The advantages of this mode of Communion are very great. To practice it, you will not need to go to church or make a long preparation or remain fasting; you will not need to ask the permission of your confessor, or to seek a priest to give it to you as in Holy Communion. Hence, the venerable Jane of the Cross used to say: "O my Lord, what an excellent mode of receiving without being seen or remarked, without giving trouble to my spiritual father, or depending on anyone but Thee, who in solitude dost nourish my soul and speak to my heart."

But the chief advantage of Spiritual Communion is that it may be so often repeated. You can receive Sacramental Communion at most but once a day, but Spiritual Communion you may receive as often as you please. St. Alphonsus advises one who wishes to lead a devout life to make Spiritual Communions at his meditations, at his visits to the Blessed Sacrament and whenever he hears Mass. But especially he should endeavor to multiply them on the eve of his Communions because, as Father Faber of the Society of Jesus remarks, they are most powerful means to attain the dispositions necessary for a good Communion. The Saints were much addicted to this devotion.

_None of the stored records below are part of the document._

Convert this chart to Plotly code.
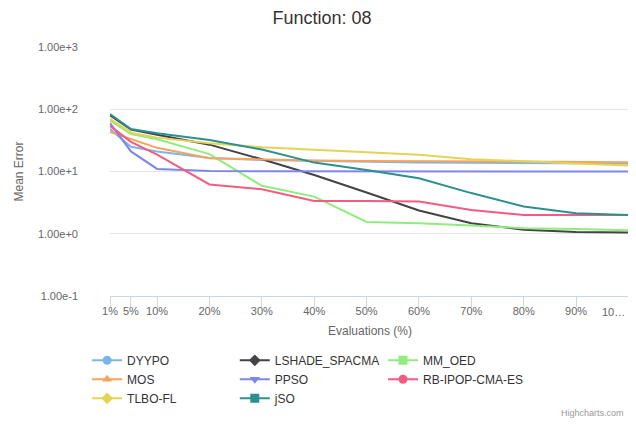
import plotly.graph_objects as go

evaluations = [1, 5, 10, 20, 30, 40, 50, 60, 70, 80, 90, 100]
tick_labels = ["1%", "5%", "10%", "20%", "30%", "40%", "50%", "60%", "70%", "80%", "90%", ""]
last_tick_label = "10…"

DYYPO = [48, 25, 21, 16.5, 15.3, 14.8, 14.5, 14.0, 13.8, 13.6, 13.5, 13.4]
LSHADE_SPACMA = [80, 47, 39, 27, 15.7, 8.8, 4.6, 2.36, 1.48, 1.16, 1.07, 1.05]
MM_OED = [66, 40, 33, 19, 5.9, 3.95, 1.55, 1.48, 1.36, 1.23, 1.19, 1.14]
MOS = [43, 33, 24, 16.3, 15.6, 15.0, 14.8, 14.6, 14.4, 14.3, 14.2, 14.1]
PPSO = [60, 21, 11, 10.2, 10.1, 10.05, 10.0, 10.0, 10.0, 10.0, 10.0, 10.0]
RB_IPOP_CMA_ES = [54, 30, 18.6, 6.2, 5.2, 3.37, 3.35, 3.3, 2.4, 2.0, 2.0, 2.0]
TLBO_FL = [70, 42, 35, 28.5, 24.5, 22.2, 20.4, 18.5, 15.8, 14.8, 13.5, 12.5]
jSO = [84, 48, 41, 32, 22.5, 13.9, 10.6, 7.8, 4.5, 2.74, 2.14, 2.0]

# name, values, colour, symbol, legend column
series = [
    ("DYYPO", DYYPO, "#7cb5ec", "circle", "legend"),
    ("LSHADE_SPACMA", LSHADE_SPACMA, "#434348", "diamond", "legend2"),
    ("MM_OED", MM_OED, "#90ed7d", "square", "legend3"),
    ("MOS", MOS, "#f7a35c", "triangle-up", "legend"),
    ("PPSO", PPSO, "#8085e9", "triangle-down", "legend2"),
    ("RB-IPOP-CMA-ES", RB_IPOP_CMA_ES, "#f15c80", "circle", "legend3"),
    ("TLBO-FL", TLBO_FL, "#e4d354", "diamond", "legend"),
    ("jSO", jSO, "#2b908f", "square", "legend2"),
]

fig = go.Figure()
for name, vals, color, sym, lg in series:
    fig.add_trace(go.Scatter(
        x=evaluations, y=vals, mode="lines", name=name, legendgroup=name,
        showlegend=False, line=dict(color=color, width=2),
    ))
for name, vals, color, sym, lg in series:
    fig.add_trace(go.Scatter(
        x=[None], y=[None], mode="lines+markers", name=name, legendgroup=name,
        legend=lg, line=dict(color=color, width=2),
        marker=dict(symbol=sym, size=9, color=color),
    ))

font_family = "Liberation Sans, Arial, sans-serif"
legend_common = dict(
    orientation="v", yanchor="top", y=-0.20, xanchor="left",
    font=dict(size=12, color="#333333", family=font_family),
    tracegroupgap=0, itemsizing="trace", bgcolor="rgba(0,0,0,0)",
)
# The page body adds an 8 px margin, so the figure is 8 px smaller than the window.
fig.update_layout(
    width=628, height=416,
    margin=dict(l=102, r=6, t=39, b=128, autoexpand=False),
    paper_bgcolor="white", plot_bgcolor="white",
    font=dict(family=font_family, color="#666666"),
    title=dict(text="Function: 08", x=0.5, xanchor="center", xref="container",
               y=0.992, yanchor="top",
               font=dict(size=18, color="#333333", family=font_family)),
    xaxis=dict(
        range=[1, 100.3], tickvals=evaluations, ticktext=tick_labels,
        showgrid=False, zeroline=False, automargin=False,
        showline=True, linecolor="#ccd6eb", linewidth=1,
        ticks="outside", ticklen=10, tickcolor="#ccd6eb", ticklabelstandoff=-5,
        tickfont=dict(size=11, color="#666666"),
        title=dict(text="Evaluations (%)", font=dict(size=12, color="#666666"), standoff=10),
    ),
    yaxis=dict(
        type="log", range=[-1, 3], automargin=False,
        tickvals=[0.1, 1, 10, 100, 1000],
        ticktext=["1.00e-1", "1.00e+0", "1.00e+1", "1.00e+2", "1.00e+3"],
        showgrid=True, gridcolor="#e6e6e6", gridwidth=1, zeroline=False,
        showline=False, ticks="", ticklabelstandoff=31,
        tickfont=dict(size=11, color="#666666"),
        title=dict(text="Mean Error", font=dict(size=12, color="#666666"), standoff=11),
    ),
    legend=dict(x=-0.044, **legend_common),
    legend2=dict(x=0.240, **legend_common),
    legend3=dict(x=0.525, **legend_common),
    showlegend=True,
)
fig.add_annotation(
    text=last_tick_label, xref="x", yref="paper", x=evaluations[-1], y=-0.066,
    xanchor="right", yanchor="middle", xshift=-1, showarrow=False,
    font=dict(size=11, color="#666666", family=font_family),
)
fig.add_annotation(
    text="Highcharts.com", xref="paper", yref="paper", x=0.992, y=-0.47,
    xanchor="right", yanchor="middle", showarrow=False,
    font=dict(size=9, color="#999999", family=font_family),
)

fig.write_html("out.html")
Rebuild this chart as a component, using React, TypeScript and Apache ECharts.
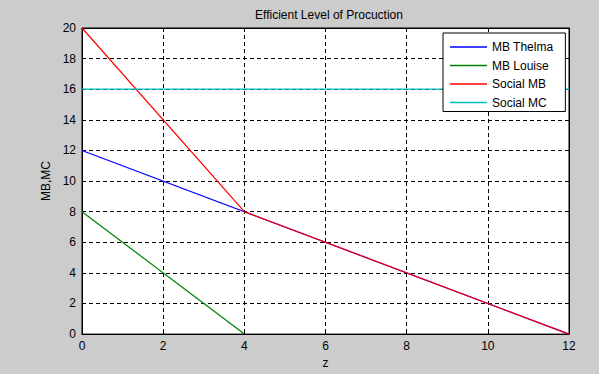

The Blessed Angela of the Cross, a Dominican nun, was accustomed to make a hundred Spiritual Communions every day and a hundred more every night, and she used to say: "If my confessor had not taught me this method of communicating, I could scarcely live." If you ask how she could make so many, I answer with St. Augustine: "Give me a lover, and he will understand; give me a soul that loves nothing but Jesus Christ, and she will know how to do it."